=== Data ===
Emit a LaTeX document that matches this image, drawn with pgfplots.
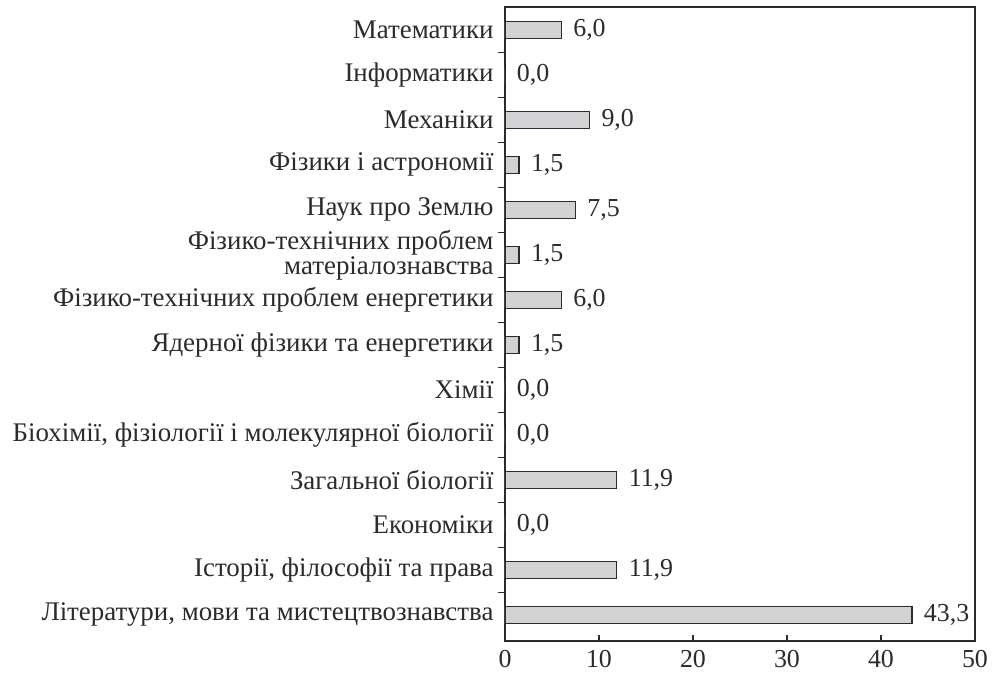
\documentclass[border=0pt]{standalone}
\usepackage{fontspec}
\setmainfont{Liberation Serif}
\usepackage{pgfplots}
\pgfplotsset{compat=1.18}
\pgfkeys{/pgf/number format/assume math mode=true}
\definecolor{barfill}{HTML}{D2D2D4}
\definecolor{ink}{HTML}{2B2B2B}

% share of ... by section, %
\pgfplotstableread{
idx val
0 6.0
1 0.0
2 9.0
3 1.5
4 7.5
5 1.5
6 6.0
7 1.5
8 0.0
9 0.0
10 11.9
11 0.0
12 11.9
13 43.3
}\datatable

\begin{document}
\begin{tikzpicture}
\begin{axis}[
    name=ax,
    scale only axis,
    width=470bp, height=634bp,
    xbar, bar width=0.376,
    y dir=reverse,
    xmin=0, xmax=50,
    ymin=-0.51, ymax=13.58,
    xtick={0,10,...,50},
    xtick pos=bottom, xtick align=inside,
    major tick length=6bp,
    ytick={0,...,13},
    ytick pos=left, ytick align=outside,
    y tick style={draw=none},
    minor ytick={0.5,1.5,...,12.5},
    minor y tick style={draw=ink, line width=1.2pt},
    minor tick length=7bp,
    yticklabels={
        Математики,
        Інформатики,
        Механіки,
        Фізики і астрономії,
        Наук про Землю,
        {Фізико-технічних проблем\\матеріалознавства},
        Фізико-технічних проблем енергетики,
        Ядерної фізики та енергетики,
        Хімії,
        {Біохімії, фізіології і молекулярної біології},
        Загальної біології,
        Економіки,
        {Історії, філософії та права},
        {Літератури, мови та мистецтвознавства}
    },
    yticklabel style={align=right, font=\fontsize{27}{25}\selectfont, text=ink, xshift=-2bp},
    xticklabel style={font=\fontsize{26}{28}\selectfont, text=ink, inner sep=0pt, anchor=north, yshift=-9bp},
    axis line style={draw=ink, line width=1.2pt},
    x tick style={draw=ink, line width=1.2pt},
    point meta=x,
    nodes near coords={\pgfmathprintnumber[fixed,fixed zerofill,precision=1,use comma]{\pgfplotspointmeta}},
    nodes near coords style={font=\fontsize{26}{26}\selectfont, text=ink, anchor=west, xshift=8bp},
]
\addplot[draw=ink, fill=barfill, line width=1.2pt] table[x=val, y=idx] {\datatable};
\end{axis}
\pgfresetboundingbox
\path ([shift={(-505bp,-32bp)}]ax.south west) rectangle ([shift={(494bp,7bp)}]ax.north west);
\end{tikzpicture}
\end{document}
===
Task brief -> Without the images, write out each line of the data verbatim.

Correct output ->
Emit a LaTeX document that matches this image, drawn with pgfplots.
\documentclass[border=0pt]{standalone}
\usepackage{fontspec}
\setmainfont{Liberation Serif}
\usepackage{pgfplots}
\pgfplotsset{compat=1.18}
\pgfkeys{/pgf/number format/assume math mode=true}
\definecolor{barfill}{HTML}{D2D2D4}
\definecolor{ink}{HTML}{2B2B2B}

% share of ... by section, %
\pgfplotstableread{
idx val
0 6.0
1 0.0
2 9.0
3 1.5
4 7.5
5 1.5
6 6.0
7 1.5
8 0.0
9 0.0
10 11.9
11 0.0
12 11.9
13 43.3
}\datatable

\begin{document}
\begin{tikzpicture}
\begin{axis}[
    name=ax,
    scale only axis,
    width=470bp, height=634bp,
    xbar, bar width=0.376,
    y dir=reverse,
    xmin=0, xmax=50,
    ymin=-0.51, ymax=13.58,
    xtick={0,10,...,50},
    xtick pos=bottom, xtick align=inside,
    major tick length=6bp,
    ytick={0,...,13},
    ytick pos=left, ytick align=outside,
    y tick style={draw=none},
    minor ytick={0.5,1.5,...,12.5},
    minor y tick style={draw=ink, line width=1.2pt},
    minor tick length=7bp,
    yticklabels={
        Математики,
        Інформатики,
        Механіки,
        Фізики і астрономії,
        Наук про Землю,
        {Фізико-технічних проблем\\матеріалознавства},
        Фізико-технічних проблем енергетики,
        Ядерної фізики та енергетики,
        Хімії,
        {Біохімії, фізіології і молекулярної біології},
        Загальної біології,
        Економіки,
        {Історії, філософії та права},
        {Літератури, мови та мистецтвознавства}
    },
    yticklabel style={align=right, font=\fontsize{27}{25}\selectfont, text=ink, xshift=-2bp},
    xticklabel style={font=\fontsize{26}{28}\selectfont, text=ink, inner sep=0pt, anchor=north, yshift=-9bp},
    axis line style={draw=ink, line width=1.2pt},
    x tick style={draw=ink, line width=1.2pt},
    point meta=x,
    nodes near coords={\pgfmathprintnumber[fixed,fixed zerofill,precision=1,use comma]{\pgfplotspointmeta}},
    nodes near coords style={font=\fontsize{26}{26}\selectfont, text=ink, anchor=west, xshift=8bp},
]
\addplot[draw=ink, fill=barfill, line width=1.2pt] table[x=val, y=idx] {\datatable};
\end{axis}
\pgfresetboundingbox
\path ([shift={(-505bp,-32bp)}]ax.south west) rectangle ([shift={(494bp,7bp)}]ax.north west);
\end{tikzpicture}
\end{document}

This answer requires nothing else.